Una seconda regola riguarda la memorizzazione delle immagini: le aziende infatti hanno l’obbligo di cancellare le immagini, sovrascrivendole con delle nuove riprese, entro le ventiquattr’ore successive alla registrazione. Solo in alcuni specifici casi è ammesso un tempo più ampio di conservazione dei dati, che non può comunque superare la settimana (ad es., per alcuni luoghi come le banche può risultare giustificata l’esigenza di identificare gli autori di un sopralluogo nei giorni precedenti una rapina). Per gli enti pubblici, con il decreto antistupro, la conservazione è stata portata a un massimo di sette giorni, per dare la possibilità di esaminare le immagini in caso di eventi criminosi, quali le aggressioni.
Un’altra regola riguarda la cartellonistica, che deve essere posta in prossimità di ogni videocamera segnalandone la presenza e indicando il soggetto nel cui interesse si sta facendo la registrazione, chi effettua il trattamento dei dati e le finalità della stessa.
In caso di violazione della normativa obbligatoria in materia di privacy, si incorre in sanzioni amministrative (fino a 120 mila euro) e, se c’è dolo, ossia la volontà di violare la legge, anche in sanzioni penali (fino a due anni di reclusione).
La seconda normativa da rispettare è lo Statuto dei Lavoratori, il quale prevede la possibilità di installare telecamere nell’ambiente di lavoro solo “per comprovate esigenze organizzative e produttive o per motivi di sicurezza” e con il previo accordo della rappresentanza sindacale aziendale o l’autorizzazione della Direzione Provinciale del Lavoro.
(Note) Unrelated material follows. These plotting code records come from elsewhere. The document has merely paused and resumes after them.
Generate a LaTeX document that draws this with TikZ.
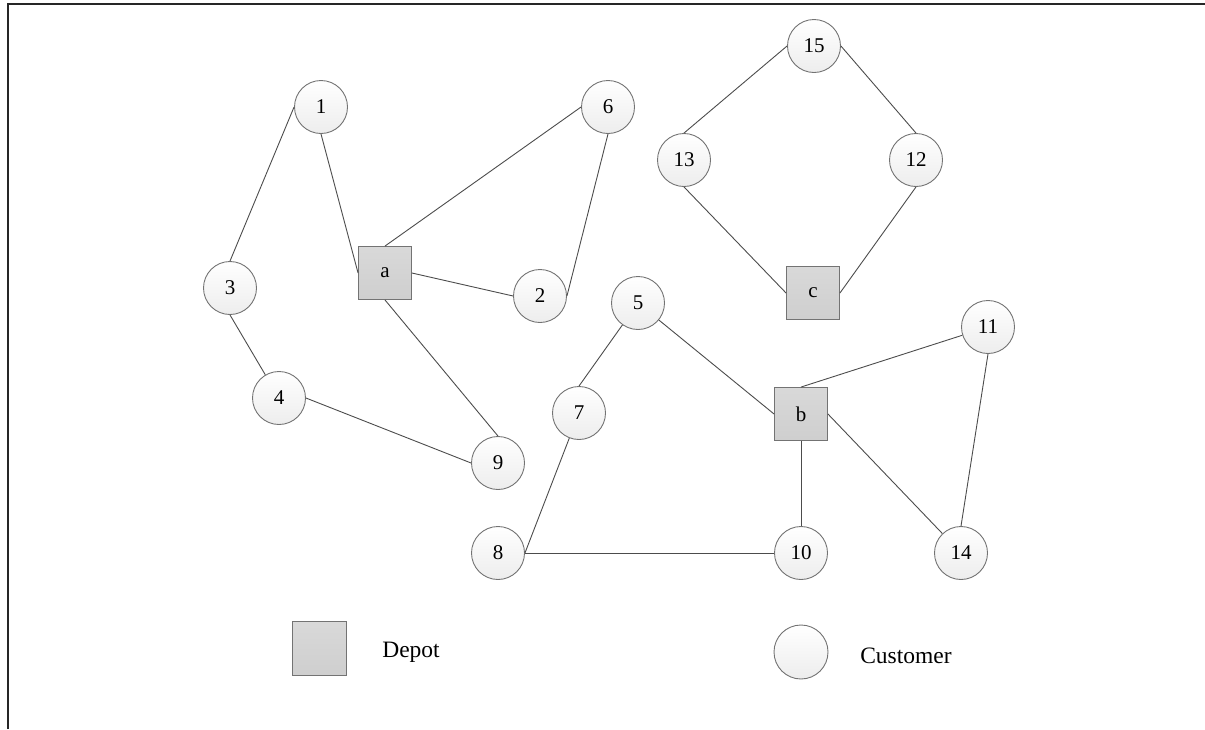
\documentclass[tikz,border=0pt]{standalone}
\usepackage{fontspec}
\setmainfont{Liberation Serif}
\begin{document}
\begin{tikzpicture}[x=1pt,y=-1pt,
  customer/.style={circle,draw=black!55,line width=0.9pt,minimum size=53pt,inner sep=0pt,
    top color=white,bottom color=black!7,font=\fontsize{21}{24}\selectfont},
  depot/.style={rectangle,draw=black!55,line width=0.9pt,minimum size=53pt,inner sep=0pt,
    top color=black!15,bottom color=black!19,font=\fontsize{21}{24}\selectfont},
  edge/.style={draw=black!70,line width=0.9pt},
  legendtext/.style={font=\fontsize{23.5}{26}\selectfont,inner sep=0pt}]
\useasboundingbox (0,0) rectangle (1205,729);
% frame
\draw[line width=2pt,black!85] (8,729) -- (8,4) -- (1206,4);

% depots
\node[depot] (a) at (385,273) {a};
\node[depot] (b) at (801,414) {b};
\node[depot] (c) at (813,293) {c};

% customers
\node[customer] (n1) at (321,107) {1};
\node[customer] (n2) at (540,296) {2};
\node[customer] (n3) at (230,288) {3};
\node[customer] (n4) at (279,398) {4};
\node[customer] (n5) at (638,303) {5};
\node[customer] (n6) at (608,107) {6};
\node[customer] (n7) at (579,413) {7};
\node[customer] (n8) at (498,553) {8};
\node[customer] (n9) at (498,463) {9};
\node[customer] (n10) at (801,553) {10};
\node[customer] (n11) at (988,327) {11};
\node[customer] (n12) at (916,160) {12};
\node[customer] (n13) at (684,160) {13};
\node[customer] (n14) at (961,553) {14};
\node[customer] (n15) at (814,46) {15};

% route of depot a
\draw[edge] (n1.west) -- (n3.north);
\draw[edge] (n1.south) -- (a.west);
\draw[edge] (a.north) -- (n6.west);
\draw[edge] (n6.south) -- (n2.east);
\draw[edge] (a.east) -- (n2.west);
\draw[edge] (a.south) -- (n9.north);
\draw[edge] (n3.south) -- (n4);
\draw[edge] (n4.east) -- (n9.west);

% route of depot c
\draw[edge] (n15.west) -- (n13.north);
\draw[edge] (n15.east) -- (n12.north);
\draw[edge] (n13.south) -- (c.west);
\draw[edge] (n12.south) -- (c.east);

% route of depot b
\draw[edge] (n5) -- (n7.north);
\draw[edge] (n5) -- (b.west);
\draw[edge] (n7) -- (n8.east);
\draw[edge] (n8.east) -- (n10.west);
\draw[edge] (b.south) -- (n10.north);
\draw[edge] (b.north) -- (n11);
\draw[edge] (b.east) -- (n14);
\draw[edge] (n11.south) -- (n14.north);

% legend
\node[depot,minimum size=54pt] (ldepot) at (319,648) {};
\node[legendtext] (tdepot) at (411,652) {Depot};
\node[customer,minimum size=54pt] (lcust) at (801,652) {};
\node[legendtext] (tcust) at (906,656) {Customer};
\end{tikzpicture}
\end{document}
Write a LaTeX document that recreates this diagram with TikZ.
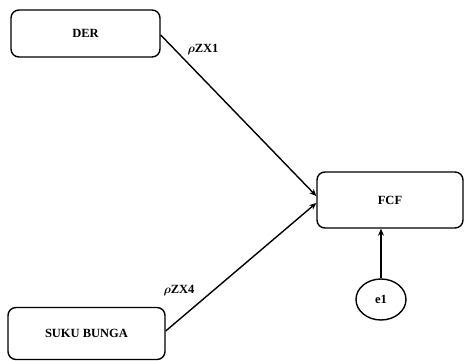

Tutti questi vincoli all’uso di telecamere in azienda mirano ad evitare che esso si traduca in una forma di controllo a distanza dell’attività lavorativa, il che è vietato a fondamentale presidio della libertà e dignità del lavoratore (per le stesse ragioni, insomma, per cui è vietato al datore di servirsi di guardie giurate nel verificare l’esatto adempimento della prestazione di lavoro).
A tal proposito, di recente il Garante per la protezione dei dati personali ha ribadito che l’uso delle telecamere sui luoghi di lavoro deve rispettare in maniera rigorosa gli obblighi previsti dallo Statuto dei lavoratori, richiamati anche dal Codice della privacy, ed ha precisato che il divieto di installare telecamere che possano controllare i lavoratori vale pure per le aree che siano frequentate anche solo saltuariamente dal personale. Nel caso di specie il Garante, sulla base delle risultanze degli accertamenti ispettivi svolti in un supermercato dal “nucleo speciale funzione pubblica e privacy” della Guardia di Finanza, ha disposto il blocco del trattamento dei dati personali raccolti mediante alcune videocamere poste in aree suscettibili di transito da parte dei lavoratori (es. quelle di carico e scarico merci, box informazioni e zona circostante). In sostanza la videosorveglianza non potrà più essere effettuata in quel supermercato neppure nelle aree occasionalmente frequentate dai dipendenti, salvo che non venga preventivamente stipulato un accordo con le rappresentanze sindacali o richiesta l’autorizzazione alla Direzione Provinciale del Lavoro, in ossequio a quanto previsto dallo Statuto dei Lavoratori.
La normativa in materia di videosorveglianza, in definitiva, cerca di bilanciare tra due opposte esigenze entrambe egualmente meritevoli di protezione: l’esigenza di sicurezza da una parte, e quella di tutela della privacy e del lavoro dall’altra.
Come accade sempre ogni qualvolta la legge già a monte non fissa confini netti e regole certe, in questa materia è molto alta la probabilità di ritrovarsi ad essere sanzionati senza avere avuto alcuna intenzione di infrangere le prescrizioni normative.